Given request = Omit all images. Write out the rest of the material exactly.

Plotting code records:
•••

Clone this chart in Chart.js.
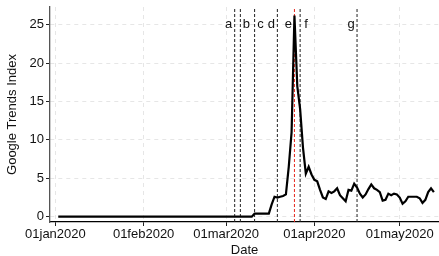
<!DOCTYPE html>
<html>
<head>
<meta charset="utf-8">
<script src="https://cdn.jsdelivr.net/npm/chart.js@4.4.1/dist/chart.umd.min.js"></script>
<style>
  html, body { margin: 0; padding: 0; background: #fff; }
  #wrap { width: 439px; height: 256px; }
</style>
</head>
<body>
<div id="wrap"><canvas id="trends-chart" width="439" height="256"></canvas></div>
<script>
// Days are counted from 01jan2020 (day 0); the series starts on day 1
const firstDay = 1;
const trendValues = [
  0, 0, 0, 0, 0, 0, 0, 0, 0, 0,
  0, 0, 0, 0, 0, 0, 0, 0, 0, 0,
  0, 0, 0, 0, 0, 0, 0, 0, 0, 0,
  0, 0, 0, 0, 0, 0, 0, 0, 0, 0,
  0, 0, 0, 0, 0, 0, 0, 0, 0, 0,
  0, 0, 0, 0, 0, 0, 0, 0, 0, 0,
  0, 0, 0, 0, 0, 0, 0, 0, 0,
  0.4, 0.4, 0.4, 0.4, 0.4, 0.4,
  1.6, 2.6, 2.5, 2.6, 2.7, 2.9, 6.5, 11, 26.2, 17,
  14, 9, 5.6, 6.5, 5.5, 4.8, 4.6, 3.5, 2.5, 2.3,
  3.3, 3.1, 3.3, 3.7, 2.8, 2.4, 2.0, 3.5, 3.4, 4.3,
  3.8, 3.0, 2.5, 2.9, 3.6, 4.2, 3.7, 3.5, 3.2, 2.1,
  2.2, 3.0, 2.8, 3.0, 2.9, 2.5, 1.7, 2.0, 2.6, 2.6,
  2.6, 2.6, 2.4, 1.8, 2.2, 3.2, 3.7, 3.2
];
const tickDays = [0, 31, 60, 91, 121];
const tickLabels = ["01jan2020", "01feb2020", "01mar2020", "01apr2020", "01may2020"];
const yTicks = [0, 5, 10, 15, 20, 25];
const eventDays = [63, 65, 70, 78, 84, 86, 106];
const eventLabels = ["a", "b", "c", "d", "e", "f", "g"];

const X_MIN = -1.9, X_MAX = 134.8;
const Y_MIN = -0.69, Y_MAX = 27.3;
const FONT = "'Liberation Sans', Arial, sans-serif";

function buildDatasets() {
  const trend = {
    data: trendValues.map((v, i) => ({ x: firstDay + i, y: v })),
    borderColor: "#000",
    borderWidth: 2.2,
    pointRadius: 0,
    tension: 0,
    order: 0,
  };
  const events = eventDays.map((d, i) => ({
    data: [{ x: d, y: Y_MIN }, { x: d, y: Y_MAX }],
    borderColor: eventLabels[i] === "e" ? "#e8281e" : "#222",
    borderWidth: 1,
    borderDash: [3, 2],
    pointRadius: 0,
    order: 1,
  }));
  return [trend, ...events];
}

// letters beside the event lines, left or right of each line
const eventLabelPlugin = {
  id: "eventLabels",
  afterDatasetsDraw(chart) {
    const { ctx, scales } = chart;
    const sides = { a: -1, b: 1, c: 1, d: -1, e: -1, f: 1, g: -1 };
    ctx.save();
    ctx.font = "13px " + FONT;
    ctx.fillStyle = "#111";
    ctx.textAlign = "center";
    ctx.textBaseline = "middle";
    const y = scales.y.getPixelForValue(25);
    eventDays.forEach((d, i) => {
      const x = scales.x.getPixelForValue(d) + sides[eventLabels[i]] * 6;
      ctx.fillText(eventLabels[i], x, y);
    });
    ctx.restore();
  },
};

function initializeChart() {
  const ctx = document.getElementById("trends-chart").getContext("2d");
  new Chart(ctx, {
    type: "line",
    data: { datasets: buildDatasets() },
    plugins: [eventLabelPlugin],
    options: {
      responsive: false,
      animation: false,
      devicePixelRatio: 1,
      layout: { padding: { top: 7, right: 0, left: 0, bottom: 0 } },
      plugins: { legend: { display: false }, tooltip: { enabled: false } },
      scales: {
        x: {
          type: "linear",
          min: X_MIN,
          max: X_MAX,
          afterBuildTicks: (scale) => {
            scale.ticks = tickDays.map((v) => ({ value: v }));
          },
          afterFit: (scale) => {
            scale.height = 34;
            scale.paddingLeft = 0;
            scale.paddingRight = 0;
          },
          ticks: {
            autoSkip: false,
            maxRotation: 0,
            padding: 1,
            color: "#111",
            font: { family: FONT, size: 13 },
            callback: (value) => tickLabels[tickDays.indexOf(value)],
          },
          grid: {
            color: "#e6e6e6",
            tickColor: "#222",
            tickLength: 4,
            tickBorderDash: [],
          },
          border: { color: "#000", width: 1.3, dash: [4, 4] },
          title: {
            display: true,
            text: "Date",
            color: "#111",
            font: { family: FONT, size: 13 },
            padding: { top: 0, bottom: -2 },
          },
        },
        y: {
          min: Y_MIN,
          max: Y_MAX,
          afterBuildTicks: (scale) => {
            scale.ticks = yTicks.map((v) => ({ value: v }));
          },
          afterFit: (scale) => {
            scale.width = 50;
            scale.paddingTop = 0;
            scale.paddingBottom = 0;
          },
          ticks: {
            padding: 2,
            color: "#111",
            font: { family: FONT, size: 13 },
          },
          grid: {
            color: "#e6e6e6",
            tickColor: "#222",
            tickLength: 4,
            tickBorderDash: [],
          },
          border: { color: "#555", width: 1.3, dash: [4, 4] },
          title: {
            display: true,
            text: "Google Trends Index",
            color: "#111",
            font: { family: FONT, size: 13 },
            padding: { top: 5, bottom: 0 },
          },
        },
      },
    },
  });
}

document.addEventListener("DOMContentLoaded", initializeChart);
</script>
</body>
</html>
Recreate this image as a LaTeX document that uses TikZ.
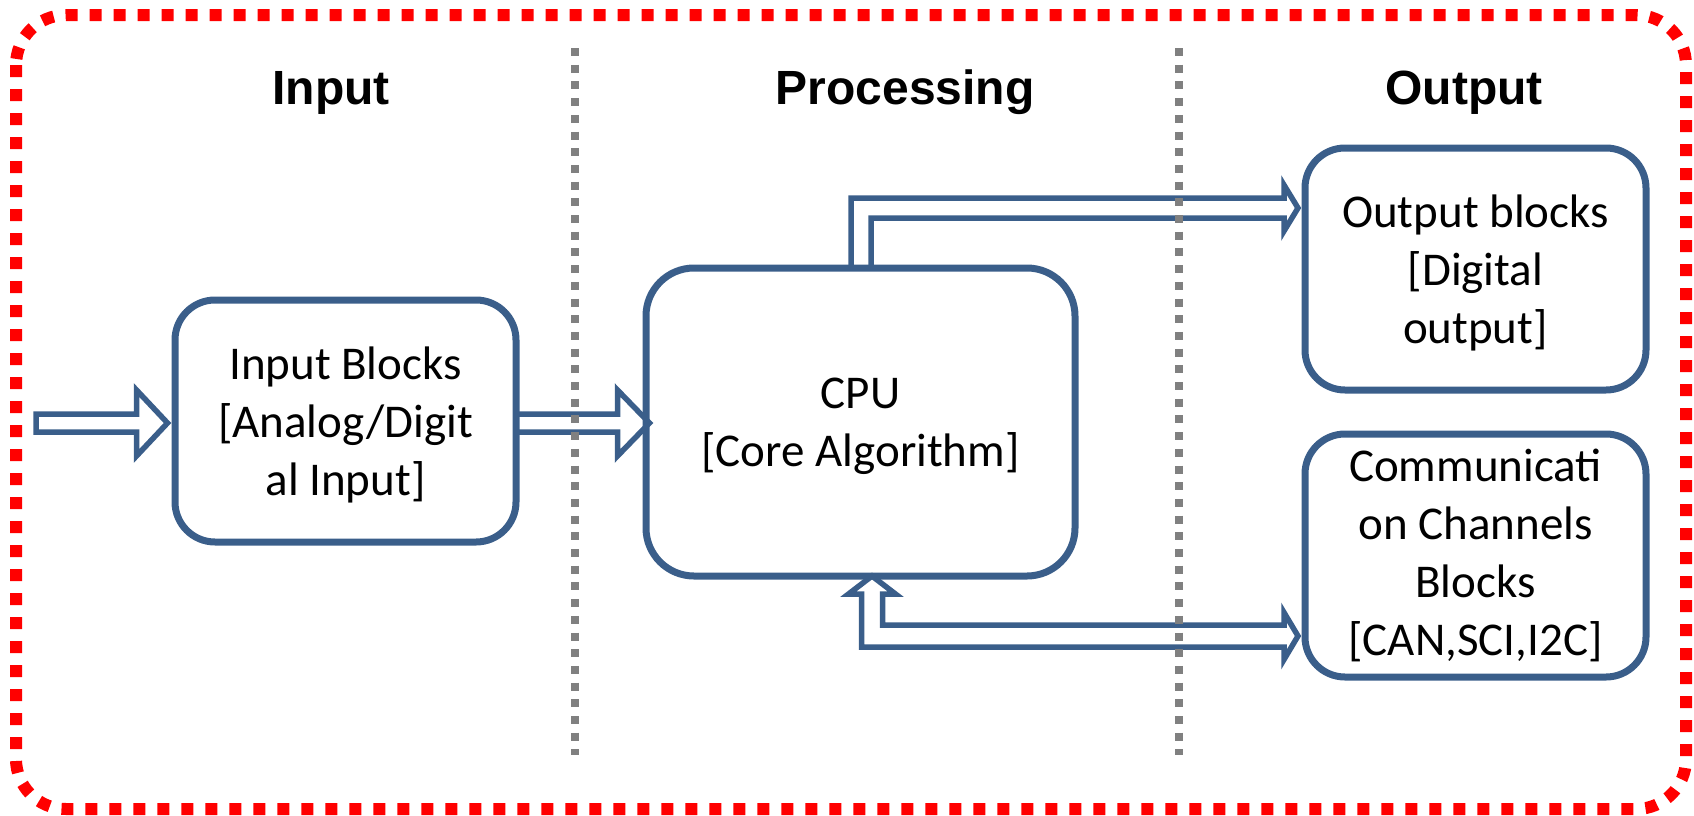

•••

Solved problem =
Clone this chart in Chart.js.
<!DOCTYPE html>
<html>
<head>
<meta charset="utf-8">
<script src="https://cdn.jsdelivr.net/npm/chart.js@4.4.1/dist/chart.umd.min.js"></script>
<style>
  html, body { margin: 0; padding: 0; background: #fff; }
  #wrap { width: 439px; height: 256px; }
</style>
</head>
<body>
<div id="wrap"><canvas id="trends-chart" width="439" height="256"></canvas></div>
<script>
// Days are counted from 01jan2020 (day 0); the series starts on day 1
const firstDay = 1;
const trendValues = [
  0, 0, 0, 0, 0, 0, 0, 0, 0, 0,
  0, 0, 0, 0, 0, 0, 0, 0, 0, 0,
  0, 0, 0, 0, 0, 0, 0, 0, 0, 0,
  0, 0, 0, 0, 0, 0, 0, 0, 0, 0,
  0, 0, 0, 0, 0, 0, 0, 0, 0, 0,
  0, 0, 0, 0, 0, 0, 0, 0, 0, 0,
  0, 0, 0, 0, 0, 0, 0, 0, 0,
  0.4, 0.4, 0.4, 0.4, 0.4, 0.4,
  1.6, 2.6, 2.5, 2.6, 2.7, 2.9, 6.5, 11, 26.2, 17,
  14, 9, 5.6, 6.5, 5.5, 4.8, 4.6, 3.5, 2.5, 2.3,
  3.3, 3.1, 3.3, 3.7, 2.8, 2.4, 2.0, 3.5, 3.4, 4.3,
  3.8, 3.0, 2.5, 2.9, 3.6, 4.2, 3.7, 3.5, 3.2, 2.1,
  2.2, 3.0, 2.8, 3.0, 2.9, 2.5, 1.7, 2.0, 2.6, 2.6,
  2.6, 2.6, 2.4, 1.8, 2.2, 3.2, 3.7, 3.2
];
const tickDays = [0, 31, 60, 91, 121];
const tickLabels = ["01jan2020", "01feb2020", "01mar2020", "01apr2020", "01may2020"];
const yTicks = [0, 5, 10, 15, 20, 25];
const eventDays = [63, 65, 70, 78, 84, 86, 106];
const eventLabels = ["a", "b", "c", "d", "e", "f", "g"];

const X_MIN = -1.9, X_MAX = 134.8;
const Y_MIN = -0.69, Y_MAX = 27.3;
const FONT = "'Liberation Sans', Arial, sans-serif";

function buildDatasets() {
  const trend = {
    data: trendValues.map((v, i) => ({ x: firstDay + i, y: v })),
    borderColor: "#000",
    borderWidth: 2.2,
    pointRadius: 0,
    tension: 0,
    order: 0,
  };
  const events = eventDays.map((d, i) => ({
    data: [{ x: d, y: Y_MIN }, { x: d, y: Y_MAX }],
    borderColor: eventLabels[i] === "e" ? "#e8281e" : "#222",
    borderWidth: 1,
    borderDash: [3, 2],
    pointRadius: 0,
    order: 1,
  }));
  return [trend, ...events];
}

// letters beside the event lines, left or right of each line
const eventLabelPlugin = {
  id: "eventLabels",
  afterDatasetsDraw(chart) {
    const { ctx, scales } = chart;
    const sides = { a: -1, b: 1, c: 1, d: -1, e: -1, f: 1, g: -1 };
    ctx.save();
    ctx.font = "13px " + FONT;
    ctx.fillStyle = "#111";
    ctx.textAlign = "center";
    ctx.textBaseline = "middle";
    const y = scales.y.getPixelForValue(25);
    eventDays.forEach((d, i) => {
      const x = scales.x.getPixelForValue(d) + sides[eventLabels[i]] * 6;
      ctx.fillText(eventLabels[i], x, y);
    });
    ctx.restore();
  },
};

function initializeChart() {
  const ctx = document.getElementById("trends-chart").getContext("2d");
  new Chart(ctx, {
    type: "line",
    data: { datasets: buildDatasets() },
    plugins: [eventLabelPlugin],
    options: {
      responsive: false,
      animation: false,
      devicePixelRatio: 1,
      layout: { padding: { top: 7, right: 0, left: 0, bottom: 0 } },
      plugins: { legend: { display: false }, tooltip: { enabled: false } },
      scales: {
        x: {
          type: "linear",
          min: X_MIN,
          max: X_MAX,
          afterBuildTicks: (scale) => {
            scale.ticks = tickDays.map((v) => ({ value: v }));
          },
          afterFit: (scale) => {
            scale.height = 34;
            scale.paddingLeft = 0;
            scale.paddingRight = 0;
          },
          ticks: {
            autoSkip: false,
            maxRotation: 0,
            padding: 1,
            color: "#111",
            font: { family: FONT, size: 13 },
            callback: (value) => tickLabels[tickDays.indexOf(value)],
          },
          grid: {
            color: "#e6e6e6",
            tickColor: "#222",
            tickLength: 4,
            tickBorderDash: [],
          },
          border: { color: "#000", width: 1.3, dash: [4, 4] },
          title: {
            display: true,
            text: "Date",
            color: "#111",
            font: { family: FONT, size: 13 },
            padding: { top: 0, bottom: -2 },
          },
        },
        y: {
          min: Y_MIN,
          max: Y_MAX,
          afterBuildTicks: (scale) => {
            scale.ticks = yTicks.map((v) => ({ value: v }));
          },
          afterFit: (scale) => {
            scale.width = 50;
            scale.paddingTop = 0;
            scale.paddingBottom = 0;
          },
          ticks: {
            padding: 2,
            color: "#111",
            font: { family: FONT, size: 13 },
          },
          grid: {
            color: "#e6e6e6",
            tickColor: "#222",
            tickLength: 4,
            tickBorderDash: [],
          },
          border: { color: "#555", width: 1.3, dash: [4, 4] },
          title: {
            display: true,
            text: "Google Trends Index",
            color: "#111",
            font: { family: FONT, size: 13 },
            padding: { top: 5, bottom: 0 },
          },
        },
      },
    },
  });
}

document.addEventListener("DOMContentLoaded", initializeChart);
</script>
</body>
</html>
Recreate this image as a LaTeX document that uses TikZ.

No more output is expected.